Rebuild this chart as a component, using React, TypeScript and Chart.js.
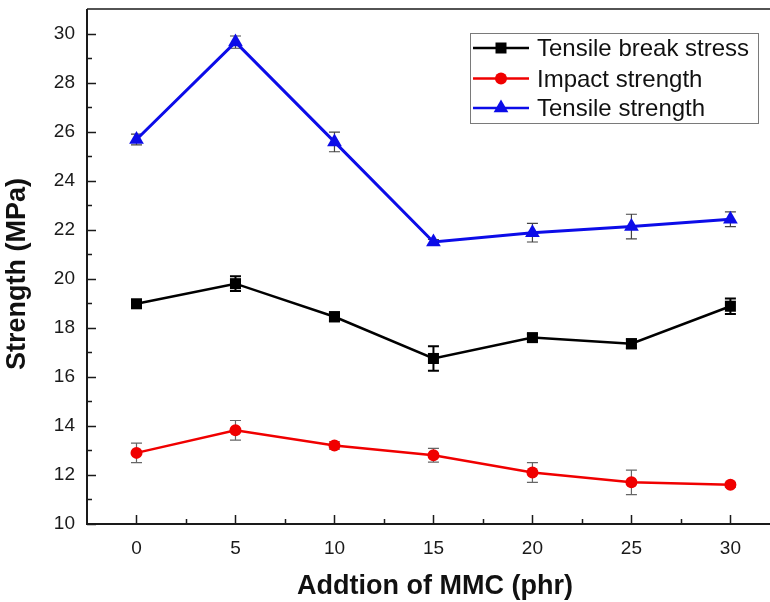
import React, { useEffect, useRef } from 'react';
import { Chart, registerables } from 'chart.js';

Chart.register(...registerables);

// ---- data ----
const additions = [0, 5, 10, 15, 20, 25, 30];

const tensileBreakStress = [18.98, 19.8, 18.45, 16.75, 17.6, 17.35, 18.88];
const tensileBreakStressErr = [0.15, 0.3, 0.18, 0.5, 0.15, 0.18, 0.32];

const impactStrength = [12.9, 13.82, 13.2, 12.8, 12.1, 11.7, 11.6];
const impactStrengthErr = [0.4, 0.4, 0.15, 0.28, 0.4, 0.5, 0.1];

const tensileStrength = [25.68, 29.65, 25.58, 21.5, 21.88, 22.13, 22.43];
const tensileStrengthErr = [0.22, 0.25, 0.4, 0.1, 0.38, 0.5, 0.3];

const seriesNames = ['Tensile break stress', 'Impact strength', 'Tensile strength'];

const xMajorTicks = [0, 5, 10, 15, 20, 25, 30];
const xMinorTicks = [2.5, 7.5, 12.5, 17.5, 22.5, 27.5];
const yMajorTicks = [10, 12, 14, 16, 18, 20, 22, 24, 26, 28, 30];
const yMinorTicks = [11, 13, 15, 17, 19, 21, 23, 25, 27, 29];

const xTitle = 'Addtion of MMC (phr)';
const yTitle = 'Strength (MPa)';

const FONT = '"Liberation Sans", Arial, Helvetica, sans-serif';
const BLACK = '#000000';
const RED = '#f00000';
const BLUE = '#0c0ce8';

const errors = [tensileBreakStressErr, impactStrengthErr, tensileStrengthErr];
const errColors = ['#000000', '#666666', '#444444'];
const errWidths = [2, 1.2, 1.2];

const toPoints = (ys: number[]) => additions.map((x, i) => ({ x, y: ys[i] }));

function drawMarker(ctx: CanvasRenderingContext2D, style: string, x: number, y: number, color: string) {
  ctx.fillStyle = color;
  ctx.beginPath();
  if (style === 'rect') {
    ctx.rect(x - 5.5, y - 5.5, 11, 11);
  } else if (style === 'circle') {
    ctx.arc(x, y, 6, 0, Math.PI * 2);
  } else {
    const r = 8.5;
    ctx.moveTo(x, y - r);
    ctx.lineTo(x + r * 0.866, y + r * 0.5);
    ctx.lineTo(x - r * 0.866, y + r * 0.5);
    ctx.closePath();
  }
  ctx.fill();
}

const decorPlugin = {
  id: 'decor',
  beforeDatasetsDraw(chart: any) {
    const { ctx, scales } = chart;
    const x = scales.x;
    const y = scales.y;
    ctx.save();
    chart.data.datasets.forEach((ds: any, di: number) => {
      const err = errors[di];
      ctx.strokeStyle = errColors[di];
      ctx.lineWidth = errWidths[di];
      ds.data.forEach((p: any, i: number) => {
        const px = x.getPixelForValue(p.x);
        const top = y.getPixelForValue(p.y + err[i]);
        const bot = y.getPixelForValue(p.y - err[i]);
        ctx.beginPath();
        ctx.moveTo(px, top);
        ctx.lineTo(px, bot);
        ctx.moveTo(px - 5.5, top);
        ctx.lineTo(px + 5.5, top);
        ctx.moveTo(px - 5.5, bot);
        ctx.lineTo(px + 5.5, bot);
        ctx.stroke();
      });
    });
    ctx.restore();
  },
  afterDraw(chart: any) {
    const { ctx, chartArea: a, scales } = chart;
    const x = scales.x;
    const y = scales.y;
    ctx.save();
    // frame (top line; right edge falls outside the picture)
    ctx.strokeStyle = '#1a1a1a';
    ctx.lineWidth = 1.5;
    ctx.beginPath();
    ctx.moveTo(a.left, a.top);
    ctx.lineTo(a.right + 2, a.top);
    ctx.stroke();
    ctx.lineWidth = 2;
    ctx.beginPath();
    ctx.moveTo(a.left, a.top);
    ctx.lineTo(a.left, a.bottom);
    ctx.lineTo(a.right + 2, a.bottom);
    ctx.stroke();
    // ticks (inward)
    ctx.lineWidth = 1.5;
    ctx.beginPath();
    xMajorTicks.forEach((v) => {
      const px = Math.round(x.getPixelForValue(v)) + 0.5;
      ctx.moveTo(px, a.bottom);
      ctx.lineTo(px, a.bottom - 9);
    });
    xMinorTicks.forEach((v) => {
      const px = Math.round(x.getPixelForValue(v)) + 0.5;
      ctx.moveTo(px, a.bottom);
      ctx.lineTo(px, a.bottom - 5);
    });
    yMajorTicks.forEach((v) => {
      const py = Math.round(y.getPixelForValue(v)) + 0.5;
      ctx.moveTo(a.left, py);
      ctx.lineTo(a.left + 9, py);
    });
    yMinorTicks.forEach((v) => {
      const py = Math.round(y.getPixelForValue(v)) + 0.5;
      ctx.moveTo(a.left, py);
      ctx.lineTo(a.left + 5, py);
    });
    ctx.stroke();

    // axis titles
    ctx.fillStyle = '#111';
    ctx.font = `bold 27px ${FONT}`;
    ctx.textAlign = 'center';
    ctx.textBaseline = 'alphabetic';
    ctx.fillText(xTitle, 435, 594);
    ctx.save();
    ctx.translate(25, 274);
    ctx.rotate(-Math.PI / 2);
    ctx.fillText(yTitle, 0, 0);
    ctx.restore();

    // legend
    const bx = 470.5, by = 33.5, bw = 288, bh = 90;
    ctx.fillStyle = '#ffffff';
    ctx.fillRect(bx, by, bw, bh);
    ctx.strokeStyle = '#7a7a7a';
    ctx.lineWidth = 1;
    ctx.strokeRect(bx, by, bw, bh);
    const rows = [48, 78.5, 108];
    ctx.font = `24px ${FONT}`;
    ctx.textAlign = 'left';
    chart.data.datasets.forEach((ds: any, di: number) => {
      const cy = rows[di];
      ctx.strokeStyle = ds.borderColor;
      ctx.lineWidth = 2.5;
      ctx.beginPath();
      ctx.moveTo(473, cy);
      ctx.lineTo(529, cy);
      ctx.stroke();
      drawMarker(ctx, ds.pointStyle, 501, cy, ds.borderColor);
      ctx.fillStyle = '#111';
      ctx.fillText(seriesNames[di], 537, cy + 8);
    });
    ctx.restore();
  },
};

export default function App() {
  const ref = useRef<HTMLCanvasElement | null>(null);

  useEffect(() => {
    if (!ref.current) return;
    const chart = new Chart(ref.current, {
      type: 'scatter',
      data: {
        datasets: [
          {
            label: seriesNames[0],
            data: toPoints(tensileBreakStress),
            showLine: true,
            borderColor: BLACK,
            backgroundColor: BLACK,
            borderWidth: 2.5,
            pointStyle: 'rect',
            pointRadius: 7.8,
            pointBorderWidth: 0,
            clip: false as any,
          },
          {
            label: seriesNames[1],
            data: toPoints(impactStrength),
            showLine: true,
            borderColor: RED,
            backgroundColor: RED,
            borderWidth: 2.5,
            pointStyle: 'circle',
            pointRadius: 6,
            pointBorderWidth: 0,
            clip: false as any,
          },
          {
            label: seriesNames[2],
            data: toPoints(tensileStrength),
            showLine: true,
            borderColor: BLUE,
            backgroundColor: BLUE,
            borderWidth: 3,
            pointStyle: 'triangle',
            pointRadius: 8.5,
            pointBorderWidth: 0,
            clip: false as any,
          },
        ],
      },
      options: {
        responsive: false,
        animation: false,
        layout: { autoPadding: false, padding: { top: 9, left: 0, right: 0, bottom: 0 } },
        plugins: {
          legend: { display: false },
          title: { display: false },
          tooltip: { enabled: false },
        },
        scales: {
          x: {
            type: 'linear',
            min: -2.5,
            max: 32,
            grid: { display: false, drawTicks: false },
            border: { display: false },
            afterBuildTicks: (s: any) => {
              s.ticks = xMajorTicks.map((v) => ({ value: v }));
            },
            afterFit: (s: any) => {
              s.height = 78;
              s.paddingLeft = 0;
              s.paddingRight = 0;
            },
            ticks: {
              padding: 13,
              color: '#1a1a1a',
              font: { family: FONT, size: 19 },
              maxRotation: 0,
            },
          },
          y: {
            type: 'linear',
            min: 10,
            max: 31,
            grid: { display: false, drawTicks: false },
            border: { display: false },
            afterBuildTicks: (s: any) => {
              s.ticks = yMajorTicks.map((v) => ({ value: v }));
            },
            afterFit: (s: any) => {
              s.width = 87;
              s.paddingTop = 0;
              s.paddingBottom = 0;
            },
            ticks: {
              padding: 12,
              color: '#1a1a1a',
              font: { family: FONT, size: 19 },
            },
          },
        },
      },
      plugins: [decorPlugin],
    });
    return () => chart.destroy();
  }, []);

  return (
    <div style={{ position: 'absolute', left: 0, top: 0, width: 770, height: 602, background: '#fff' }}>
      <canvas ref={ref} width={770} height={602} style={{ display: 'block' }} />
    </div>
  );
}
※
STATED GOAL: Your task is to reproduce exactly the lines from the start of the data above through the line containing "0.38, 0.5, 0.3];", leaving every picture out.

RESPONSE FOR THIS EXERCISE:
Rebuild this chart as a component, using React, TypeScript and Chart.js.
import React, { useEffect, useRef } from 'react';
import { Chart, registerables } from 'chart.js';

Chart.register(...registerables);

// ---- data ----
const additions = [0, 5, 10, 15, 20, 25, 30];

const tensileBreakStress = [18.98, 19.8, 18.45, 16.75, 17.6, 17.35, 18.88];
const tensileBreakStressErr = [0.15, 0.3, 0.18, 0.5, 0.15, 0.18, 0.32];

const impactStrength = [12.9, 13.82, 13.2, 12.8, 12.1, 11.7, 11.6];
const impactStrengthErr = [0.4, 0.4, 0.15, 0.28, 0.4, 0.5, 0.1];

const tensileStrength = [25.68, 29.65, 25.58, 21.5, 21.88, 22.13, 22.43];
const tensileStrengthErr = [0.22, 0.25, 0.4, 0.1, 0.38, 0.5, 0.3];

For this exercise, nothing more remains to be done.